A South Plainfield (N.J.) High School yearbook shows a photo of Jeffrey Hillman (top right) with senior classmates including John Graf Jr. (bottom right) taken on the playground of what is now John E. Riley school. (Photo courtesy of Sharon Weber Hunt)(Photo: Photo courtesy of Sharon Weber Hunt)
SOUTH PLAINFIELD, N.J. -- For all the homeless people who ever have gone unnoticed, Jeffrey Hillman is making up for them.
The
1976 South Plainfield (N.J.) High School graduate is the barefoot
homeless man who received a pair of new boots from a New York police
officer in a photo that has gone viral. The publicity has led more than
200 South Plainfield classmates to organize the Jeffrey Hillman Survival
Fund on Facebook.
MORE: NYC homeless man shoeless again despite boots
"This is not a man who should be homeless,"
said John Graf Jr., a childhood friend and community organizer. "He was
full of life. Everything he did, he did with vitality."
Classmate
Robert Hunt added, "And he came from a good family. It just goes to show
that it can happen to anyone. Anyone can become homeless."
While
thumbing through their high school yearbooks around the dining room
table of the home of Hunt and his wife, Sharon Weber Hunt, they and Graf
reminisced about the fun they had growing up together. But while Graf
and his twin bother, Robert, remained close with the Hunts and several
other childhood friends, Hillman went into the Army after graduation and
never was heard from again, Graf said.
According to published
media reports, Hillman said that he has two children, Nikita, 22, and
Jeffrey, 24, but has had little contact with them since a visit three
years ago. Hillman also has a brother, Kirk, living in Plainfield, Pa.,
said Graf, adding that he is trying to get in touch with him, as well as
New York City social services for veterans.
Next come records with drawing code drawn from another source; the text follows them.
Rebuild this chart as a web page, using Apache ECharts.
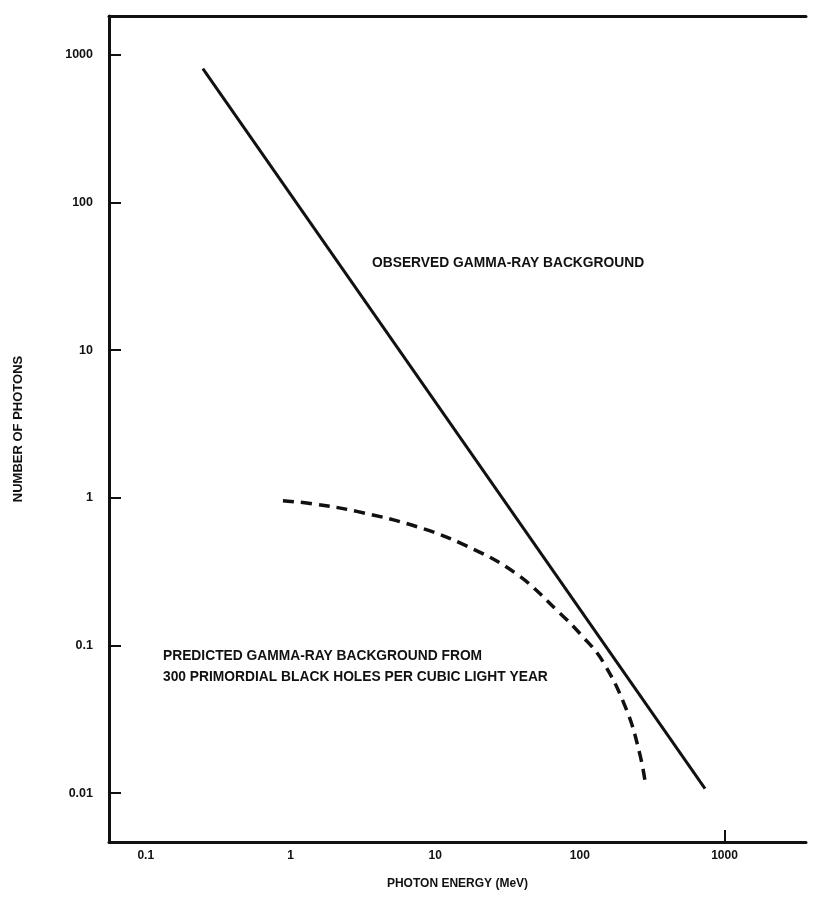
<!DOCTYPE html>
<html>
<head>
<meta charset="utf-8">
<script src="https://cdn.jsdelivr.net/npm/echarts@6/dist/echarts.min.js"></script>
<style>
html,body{margin:0;padding:0;background:#fff;}
#chart{width:814px;height:899px;}
</style>
</head>
<body>
<div id="chart"></div>
<script>
// Observed gamma-ray background (straight power law on log-log axes)
const observedEnergy = [0.248, 733];
const observedPhotons = [807, 0.0107];

// Predicted background from primordial black holes (dashed curve)
const predictedEnergy = [0.887, 1.44, 2.88, 7.5, 16.6, 36.7, 72.5, 102, 144, 211, 260, 286];
const predictedPhotons = [0.955, 0.91, 0.809, 0.637, 0.471, 0.304, 0.166, 0.118, 0.078, 0.0363, 0.0183, 0.0111];

const xTickValues = [0.1, 1, 10, 100, 1000];
const xTickLabels = ['0.1', '1', '10', '100', '1000'];
const xTickMarks = [1000];
const yTickValues = [1000, 100, 10, 1, 0.1, 0.01];
const yTickLabels = ['1000', '100', '10', '1', '0.1', '0.01'];

const xRange = [0.0557, 3656];
const yRange = [0.00466, 1837];

const observedLabel = 'OBSERVED GAMMA-RAY BACKGROUND';
const predictedLabel = ['PREDICTED GAMMA-RAY BACKGROUND FROM', '300 PRIMORDIAL BLACK HOLES PER CUBIC LIGHT YEAR'];
const xTitle = 'PHOTON ENERGY (MeV)';
const yTitle = 'NUMBER OF PHOTONS';

function labelFor(values, labels) {
  return function (v) {
    let best = 0, bd = Infinity;
    for (let i = 0; i < values.length; i++) {
      const d = Math.abs(Math.log10(v) - Math.log10(values[i]));
      if (d < bd) { bd = d; best = i; }
    }
    return bd < 0.05 ? labels[best] : '';
  };
}

const font = 'Liberation Sans, Arial, sans-serif';
const chart = echarts.init(document.getElementById('chart'), null, {renderer: 'canvas'});
chart.setOption({
  animation: false,
  backgroundColor: '#ffffff',
  grid: {left: 109, right: 8, top: 16, bottom: 57, containLabel: false},
  xAxis: [{
    type: 'log', logBase: 10, min: xRange[0], max: xRange[1],
    name: xTitle, nameLocation: 'middle', nameGap: 36,
    nameTextStyle: {fontFamily: font, fontSize: 12, fontWeight: 'bold', color: '#111'},
    axisLine: {show: true, lineStyle: {color: '#111', width: 3}},
    axisTick: {show: true, inside: true, length: 12, lineStyle: {color: '#111', width: 2}, customValues: xTickMarks},
    axisLabel: {show: true, margin: 8, fontFamily: font, fontSize: 12, fontWeight: 'bold', color: '#111',
      customValues: xTickValues, formatter: labelFor(xTickValues, xTickLabels)},
    splitLine: {show: false}, minorTick: {show: false}
  }, {
    type: 'log', logBase: 10, min: xRange[0], max: xRange[1], position: 'top',
    axisLine: {show: true, lineStyle: {color: '#111', width: 3}},
    axisTick: {show: false}, axisLabel: {show: false}, splitLine: {show: false}
  }],
  yAxis: {
    type: 'log', logBase: 10, min: yRange[0], max: yRange[1],
    name: yTitle, nameLocation: 'middle', nameGap: 84,
    nameTextStyle: {fontFamily: font, fontSize: 13, fontWeight: 'bold', color: '#111'},
    axisLine: {show: true, lineStyle: {color: '#111', width: 3}},
    axisTick: {show: true, inside: true, length: 12, lineStyle: {color: '#111', width: 2}, customValues: yTickValues},
    axisLabel: {show: true, margin: 16, fontFamily: font, fontSize: 12.5, fontWeight: 'bold', color: '#111',
      customValues: yTickValues, formatter: labelFor(yTickValues, yTickLabels)},
    splitLine: {show: false}, minorTick: {show: false}
  },
  series: [{
    name: 'observed', type: 'line', xAxisIndex: 0,
    data: observedEnergy.map((e, i) => [e, observedPhotons[i]]),
    symbol: 'none', lineStyle: {color: '#111', width: 3}
  }, {
    name: 'predicted', type: 'line', xAxisIndex: 0, smooth: 0.4,
    data: predictedEnergy.map((e, i) => [e, predictedPhotons[i]]),
    symbol: 'none', lineStyle: {color: '#111', width: 3.5, type: [11, 7]}
  }],
  graphic: [{
    type: 'text', left: 372, top: 256,
    style: {text: observedLabel, font: 'bold 13.8px ' + font, fill: '#111'}
  }, {
    type: 'text', left: 163, top: 646,
    style: {text: predictedLabel.join('\n'), font: 'bold 13.8px ' + font, fill: '#111', lineHeight: 21}
  }]
});
</script>
</body>
</html>
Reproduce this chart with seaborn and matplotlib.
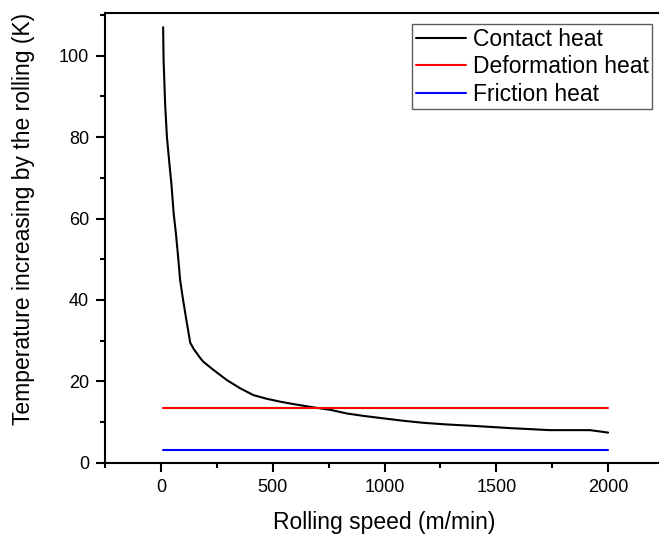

MORE: NYPD officer's kindness sparks online sensation
"We want to get him
the help he needs and raise any funds that are needed to do that," said
Graf, who shared mascot duties with Hillman for the South Plainfield
High School Tigers.
Hillman also was a varsity basketball player, Graf said, and
Ronnie Kuboski, his coach and English teacher, is among the more than
200 who have expressed concern. Kuboski is retired and living in
Hillsborough, Graf said.
Classmate Ellen Salerno DeMaio of
Middletown alerted Graf about Hillman. After their classmate identified
himself in media reports about the viral police photo, Salerno said that
she immediately thought of Graf to help because he has worked in social
services with the United Way of Somerset County and the Somerset County
Mental Health Board.
"I was shocked and dismayed," she
said. "He's one of our own. South Plainfield is not that big. I knew we
had to do something.
"He is such a great guy, a great
basketball player and Tiger mascot, and he had a smile that would knock
your socks off," Salerno continued. "I hope he takes the help."